GBGA Challenge to UK Point of Consumption Tax Referred to EU Court of Justice

Posted on: July 14, 2015, 01:24h. 

Last updated on: July 14, 2015, 01:26h.

The Gibraltar Betting and Gaming Association (GBGA) has made a significant gain in its ongoing legal battle against the UK’s point of consumption (POC) tax, which was introduced by the new UK Gambling Act at the end of last year.

EU Court of Justice UK POC Taxes
After the UK High Court accepted the GBGA concerns over the legality of the point of consumption tax, it’s now been referred for consideration in the EU Court of Justice, Europe’s highest court. (Image:

The High Court of England and Wales ruled on Tuesday that issues surrounding the legality of the tax should be considered by the European Court of Justice, the highest court in the European Union.

The GBGA has persistently argued that the point of consumption tax is illegal under European law, because it violates Article 56 of the Treaty on the Functioning of the European Union (TFEU), which deals with the right to trade freely across borders.

Regime Change

The UK Gambling Act introduced a 15 percent duty for all gambling operators wishing to engage with the British market, all of whom also have to be licensed and regulated in the UK. Previously, businesses were able to be licensed in a number of jurisdictions around the world that had been whitelisted by the UK, such as Gibraltar, which offered a more favorable level of taxation for operators.

GBGA initially challenged the act itself in the High Court, a challenge that was ultimately rejected in October 2014, although it did have the effect of delaying the implementation of the new licensing regime by one month.

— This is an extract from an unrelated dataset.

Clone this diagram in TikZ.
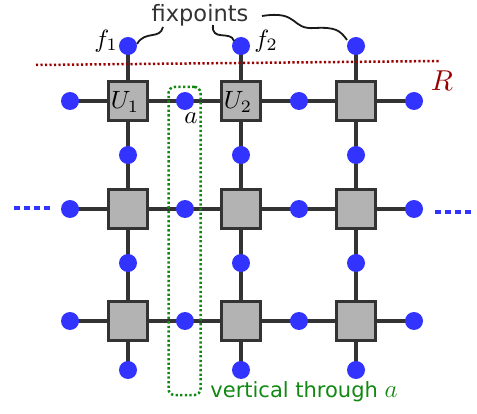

Undeterred, the organization relaunched its demand for a judicial review, this time focusing solely on the legality of the point of consumption tax, rather than the act, which, as a tax issue rather than a licensing issue, went through a separate legislative process.

Constitutional Importance

In the latest case, the judge, Justice Charles, has asked the ECJ to rule on whether restriction on the provision of services from Gibraltar, and the taxes payable under the new regime, constitute a breach of Article 56, a matter he said that was of “constitutional importance.”

The judge also asked the ECJ to determine whether the reasons used by the UK government to justify the new licensing regime were valid. The GBGA disputes the government’s assertion that its sole aim is to protect customers, arguing that instead it will drive UK citizens towards “rogue operators.”

“If responsible foreign operators are forced to raise prices [i.e., offer less favorable odds or a higher rake], it is inevitable that many consumers will move to companies with no regulation and lower overheads,” the GBGA said recently. “Rogue operators will be beyond reach of UK law and consumers will face increased risks of fraud, non-payment and abuse.”

The GBGA further argues that since there was no recorded rise in problem gambling since the implementation of the previous regime, reforms were unnecessary, as customers were already adequately protected. Therefore, the only motivation is to increase revenue, the organization asserts.